Western European politicians, for their part, certainly continue to think
that what they refer to as their "social model" is superior. But there is
also increasing anxiety among them about Western Europe's economic
performance and the need for reform.
The economic paths of the United States and Europe began to diverge in the
1990s. Right now, the Eurozone economies have growth rates that are a third
to a half that of the U.S.
In the 1990s, the U.S. economy experienced a quantum increase in
productivity. European investment in information technology as a percentage
of gross domestic product is considerably less than in the United States
and is declining. The European Commission estimates that, as of this year,
labor productivity per hour in the European Union will have declined from
97 percent of the U.S. level in the mid-1990s to only about 88 percent.
The E.U. produces only about 70 percent of the U.S. GDP per capita. It has
a smaller portion of its population in the workforce and much higher
unemployment among those wanting to work.
Europeans work fewer hours per year and retire earlier. Over the course of
a lifetime, American workers put in 40 percent more hours than their
European counterparts.
There is a cottage industry on both sides of the Atlantic denying that this
growing discrepancy in economic performance is a result of the social
model, and even that the discrepancy exists and is growing.
But that defies logic and experience.
In Europe, it's harder to eliminate jobs, which makes employers more
reluctant to create them to begin with. Much more of the workforce is
covered by collective bargaining, making pay for performance wage
structures difficult. Unemployment benefits tend to be more generous and
last considerably longer.
Higher taxes and less flexible labor markets lead to less investment and
slower growth.
European leaders have a very difficult political path to tread. There
appears to be great reluctance by their publics to give up any of the
security, protections and benefits of the social model. Yet without higher
economic growth, the model is unsustainable. But higher economic growth
requires reforming the model.
The new president of the European Commission, Jose Manuel Barroso, has made
reform and economic growth his priority. His vice president, Gunter
Verheugen, has improved competitiveness as his primary portfolio.
But their first initiative opening up the service sector to greater
cross-country competition within the European Union has come a cropper.
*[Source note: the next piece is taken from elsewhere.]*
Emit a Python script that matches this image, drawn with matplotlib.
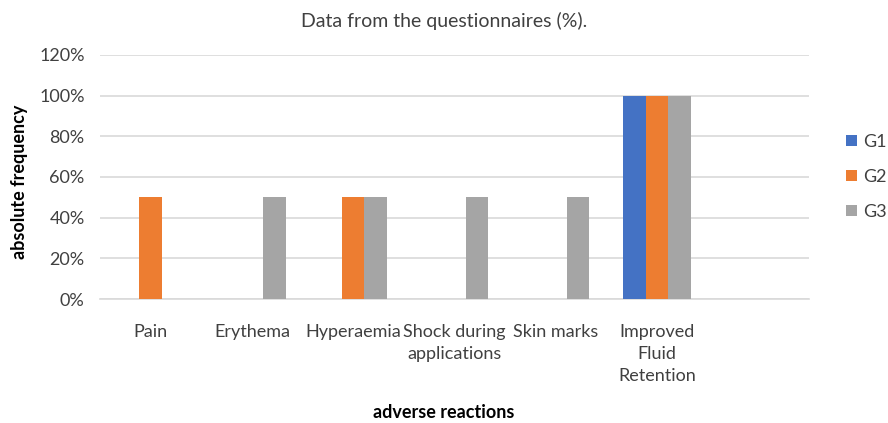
import numpy as np
import matplotlib
matplotlib.use('Agg')
import matplotlib.pyplot as plt
from matplotlib.ticker import PercentFormatter

plt.rcParams['font.family'] = ['Lato', 'DejaVu Sans']

# données
categories = ['Pain', 'Erythema', 'Hyperaemia', 'Shock during\napplications',
              'Skin marks', 'Improved\nFluid\nRetention', '']
g1 = [0, 0, 0, 0, 0, 100, 0]
g2 = [50, 0, 50, 0, 0, 100, 0]
g3 = [0, 50, 50, 50, 50, 100, 0]
series = {'G1': g1, 'G2': g2, 'G3': g3}
colors = ['#4472C4', '#ED7D31', '#A5A5A5']

fig = plt.figure(figsize=(8.88, 4.23), dpi=100)
ax = fig.add_axes([0.1126, 0.2931, 0.7984, 0.577])

x = np.arange(len(categories))
w = 0.222
for i, (name, vals) in enumerate(series.items()):
    ax.bar(x + (i - 1) * w, vals, w, color=colors[i], label=name, zorder=3)

ax.set_xlim(-0.5, len(categories) - 0.5)
ax.set_ylim(0, 120)
ax.set_yticks(range(0, 121, 20))
ax.yaxis.set_major_formatter(PercentFormatter(decimals=0))
ax.set_xticks(x)
ax.set_xticklabels(categories, fontsize=13, color='#404040', linespacing=1.45)
ax.tick_params(axis='y', labelsize=13, labelcolor='#404040', length=0, pad=11)
ax.tick_params(axis='x', length=0, pad=18)
ax.grid(axis='y', color='#d9d9d9', linewidth=1.2, zorder=0)
for s in ['top', 'right', 'left']:
    ax.spines[s].set_visible(False)
ax.spines['bottom'].set_color('#d9d9d9')
ax.spines['bottom'].set_linewidth(1.2)

# titres des axes placés à la main
fig.text(20 / 888, 0.57, 'absolute frequency', rotation=90, ha='center', va='center',
         fontsize=13, fontweight='bold')
fig.text(0.5, 0.012, 'adverse reactions', ha='center', fontsize=13, fontweight='bold')
fig.text(0.5, 0.935, 'Data from the questionnaires (%).', ha='center', fontsize=14, color='#404040')

ax.legend(loc='center left', bbox_to_anchor=(1.03, 0.5), frameon=False,
          handlelength=0.6, handleheight=0.6, handletextpad=0.3,
          labelspacing=1.05, fontsize=13, labelcolor='#404040')

fig.savefig('out.png', dpi=100)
France and Germany buried it, fearing the effect of competition from newly
admitted members from Eastern Europe.
France's ambassador to the United States, Jean-David Levitte, was in town
last Thursday and talked with the Arizona Republic editorial board. I asked
him about the growing discrepancy in economic performance and what, from
the European perspective, were the causes of it.
He readily admitted the need for reform, and mentioned a couple taking
place in France: slowly increasing the retirement age and adding a modest
copay for using the national health service.
But these are intended to modestly decrease the cost of the welfare state.
They don't increase output.
While France and Germany have tried modest labor reforms, they have met
with fierce resistance. France has a legislatively mandated 35-hour
workweek. Allowing the option of voluntarily working up to 48 hours, the
E.U. maximum, was highly controversial.
Supporters of the social model on both sides of the Atlantic say that
Europeans have simply decided to choose greater free time to working more
and making more.
If individuals make that decision, fine. That's their right.
I asked Levitte whether reform was really possible, or whether the people
of Europe were simply willing to accept inferior economic performance for
the economic security of the social model.
At this point, European leaders aren't willing to acknowledge that such a
choice is what confronts them. So, beyond expressing general optimism,
Levitte ignored my question although, as a skilled diplomat, he did so
quite nicely and volubly.
In the United States, the basic choice on social policy is whether to
pursue the European model and increasingly rely on the government to
provide economic security, or enhance an American alternative in which
individuals are more empowered to obtain economic security for themselves.
The current Western European experience offers an instructive and
cautionary lesson about that choice.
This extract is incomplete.